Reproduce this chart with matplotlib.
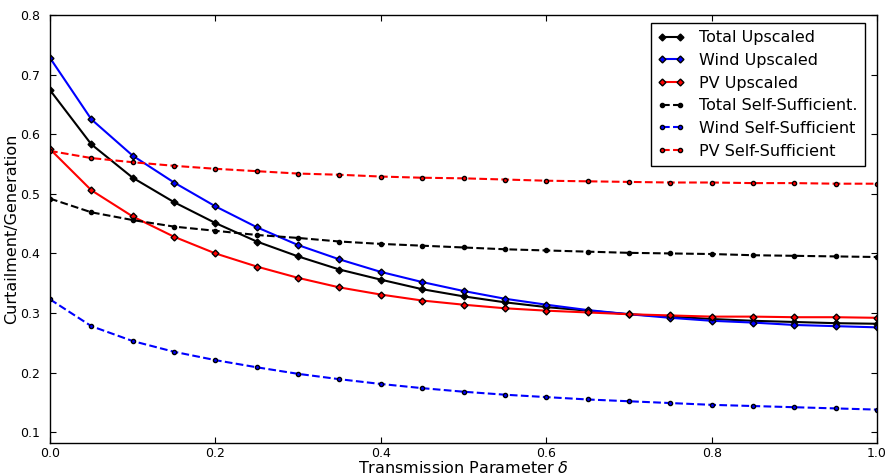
import matplotlib
matplotlib.use('Agg')
from matplotlib import pyplot as plt
import numpy as np

delta = [0.0, 0.05, 0.1, 0.15, 0.2, 0.25, 0.3, 0.35, 0.4, 0.45, 0.5,
         0.55, 0.6, 0.65, 0.7, 0.75, 0.8, 0.85, 0.9, 0.95, 1.0]

total_up = [0.674, 0.583, 0.527, 0.486, 0.451, 0.420, 0.395, 0.373, 0.356, 0.340, 0.328,
            0.318, 0.310, 0.304, 0.298, 0.294, 0.290, 0.287, 0.285, 0.283, 0.282]
wind_up = [0.728, 0.625, 0.564, 0.519, 0.479, 0.444, 0.414, 0.390, 0.369, 0.352, 0.337,
           0.324, 0.314, 0.305, 0.298, 0.292, 0.287, 0.284, 0.280, 0.278, 0.276]
pv_up = [0.575, 0.506, 0.462, 0.428, 0.400, 0.378, 0.359, 0.343, 0.331, 0.321, 0.314,
         0.308, 0.304, 0.301, 0.298, 0.296, 0.294, 0.294, 0.293, 0.293, 0.292]
total_ss = [0.492, 0.469, 0.456, 0.445, 0.438, 0.431, 0.426, 0.420, 0.416, 0.413, 0.410,
            0.407, 0.405, 0.403, 0.401, 0.400, 0.399, 0.397, 0.396, 0.395, 0.394]
wind_ss = [0.323, 0.278, 0.253, 0.235, 0.221, 0.209, 0.198, 0.189, 0.181, 0.174, 0.168,
           0.163, 0.159, 0.155, 0.152, 0.149, 0.146, 0.144, 0.142, 0.140, 0.138]
pv_ss = [0.572, 0.560, 0.553, 0.547, 0.542, 0.538, 0.534, 0.532, 0.529, 0.527, 0.526,
         0.524, 0.522, 0.521, 0.520, 0.519, 0.519, 0.518, 0.518, 0.517, 0.517]

fig = plt.figure(figsize=(8.85, 4.75), dpi=100)
ax = fig.add_axes([0.0565, 0.0674, 0.9345, 0.9010])

ax.plot(delta, total_up, 'k-', marker='D', ms=3.5, mfc='k', mec='k', lw=1.5, label='Total Upscaled')
ax.plot(delta, wind_up, 'b-', marker='D', ms=3.5, mfc='b', mec='k', lw=1.5, label='Wind Upscaled')
ax.plot(delta, pv_up, 'r-', marker='D', ms=3.5, mfc='r', mec='k', lw=1.5, label='PV Upscaled')
ax.plot(delta, total_ss, 'k--', marker='o', ms=3, mfc='k', mec='k', lw=1.5, label='Total Self-Sufficient.')
ax.plot(delta, wind_ss, 'b--', marker='o', ms=3, mfc='b', mec='k', lw=1.5, label='Wind Self-Sufficient')
ax.plot(delta, pv_ss, 'r--', marker='o', ms=3, mfc='r', mec='k', lw=1.5, label='PV Self-Sufficient')

ax.set_xlim(0, 1)
ax.set_ylim(0.082, 0.8)
ax.set_xticks(np.arange(0, 1.01, 0.2))
ax.set_yticks(np.arange(0.1, 0.81, 0.1))
ax.tick_params(direction='in', top=True, right=True, labelsize=9, length=4)
ax.tick_params(axis='x', pad=3)
ax.tick_params(axis='y', pad=7)
for s in ax.spines.values():
    s.set_linewidth(1.0)

ax.set_xlabel('Transmission Parameter $\\delta$', fontsize=11.5, labelpad=0)
ax.set_ylabel('Curtailment/Generation', fontsize=11.5, labelpad=1)

leg = ax.legend(loc='upper right', fontsize=11.5, numpoints=2, handlelength=1.7,
                handletextpad=0.9, fancybox=False, framealpha=1, borderpad=0.45,
                labelspacing=0.48, bbox_to_anchor=(0.995, 1.0))
leg.get_frame().set_edgecolor('k')

fig.savefig('out.png', dpi=100)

## WHAT IS BEING ASKED
Please write out all of the material above without changing a word, and omit any pictures.

## EXERCISE RESULT
Reproduce this chart with matplotlib.
import matplotlib
matplotlib.use('Agg')
from matplotlib import pyplot as plt
import numpy as np

delta = [0.0, 0.05, 0.1, 0.15, 0.2, 0.25, 0.3, 0.35, 0.4, 0.45, 0.5,
         0.55, 0.6, 0.65, 0.7, 0.75, 0.8, 0.85, 0.9, 0.95, 1.0]

total_up = [0.674, 0.583, 0.527, 0.486, 0.451, 0.420, 0.395, 0.373, 0.356, 0.340, 0.328,
            0.318, 0.310, 0.304, 0.298, 0.294, 0.290, 0.287, 0.285, 0.283, 0.282]
wind_up = [0.728, 0.625, 0.564, 0.519, 0.479, 0.444, 0.414, 0.390, 0.369, 0.352, 0.337,
           0.324, 0.314, 0.305, 0.298, 0.292, 0.287, 0.284, 0.280, 0.278, 0.276]
pv_up = [0.575, 0.506, 0.462, 0.428, 0.400, 0.378, 0.359, 0.343, 0.331, 0.321, 0.314,
         0.308, 0.304, 0.301, 0.298, 0.296, 0.294, 0.294, 0.293, 0.293, 0.292]
total_ss = [0.492, 0.469, 0.456, 0.445, 0.438, 0.431, 0.426, 0.420, 0.416, 0.413, 0.410,
            0.407, 0.405, 0.403, 0.401, 0.400, 0.399, 0.397, 0.396, 0.395, 0.394]
wind_ss = [0.323, 0.278, 0.253, 0.235, 0.221, 0.209, 0.198, 0.189, 0.181, 0.174, 0.168,
           0.163, 0.159, 0.155, 0.152, 0.149, 0.146, 0.144, 0.142, 0.140, 0.138]
pv_ss = [0.572, 0.560, 0.553, 0.547, 0.542, 0.538, 0.534, 0.532, 0.529, 0.527, 0.526,
         0.524, 0.522, 0.521, 0.520, 0.519, 0.519, 0.518, 0.518, 0.517, 0.517]

fig = plt.figure(figsize=(8.85, 4.75), dpi=100)
ax = fig.add_axes([0.0565, 0.0674, 0.9345, 0.9010])

ax.plot(delta, total_up, 'k-', marker='D', ms=3.5, mfc='k', mec='k', lw=1.5, label='Total Upscaled')
ax.plot(delta, wind_up, 'b-', marker='D', ms=3.5, mfc='b', mec='k', lw=1.5, label='Wind Upscaled')
ax.plot(delta, pv_up, 'r-', marker='D', ms=3.5, mfc='r', mec='k', lw=1.5, label='PV Upscaled')
ax.plot(delta, total_ss, 'k--', marker='o', ms=3, mfc='k', mec='k', lw=1.5, label='Total Self-Sufficient.')
ax.plot(delta, wind_ss, 'b--', marker='o', ms=3, mfc='b', mec='k', lw=1.5, label='Wind Self-Sufficient')
ax.plot(delta, pv_ss, 'r--', marker='o', ms=3, mfc='r', mec='k', lw=1.5, label='PV Self-Sufficient')

ax.set_xlim(0, 1)
ax.set_ylim(0.082, 0.8)
ax.set_xticks(np.arange(0, 1.01, 0.2))
ax.set_yticks(np.arange(0.1, 0.81, 0.1))
ax.tick_params(direction='in', top=True, right=True, labelsize=9, length=4)
ax.tick_params(axis='x', pad=3)
ax.tick_params(axis='y', pad=7)
for s in ax.spines.values():
    s.set_linewidth(1.0)

ax.set_xlabel('Transmission Parameter $\\delta$', fontsize=11.5, labelpad=0)
ax.set_ylabel('Curtailment/Generation', fontsize=11.5, labelpad=1)

leg = ax.legend(loc='upper right', fontsize=11.5, numpoints=2, handlelength=1.7,
                handletextpad=0.9, fancybox=False, framealpha=1, borderpad=0.45,
                labelspacing=0.48, bbox_to_anchor=(0.995, 1.0))
leg.get_frame().set_edgecolor('k')

fig.savefig('out.png', dpi=100)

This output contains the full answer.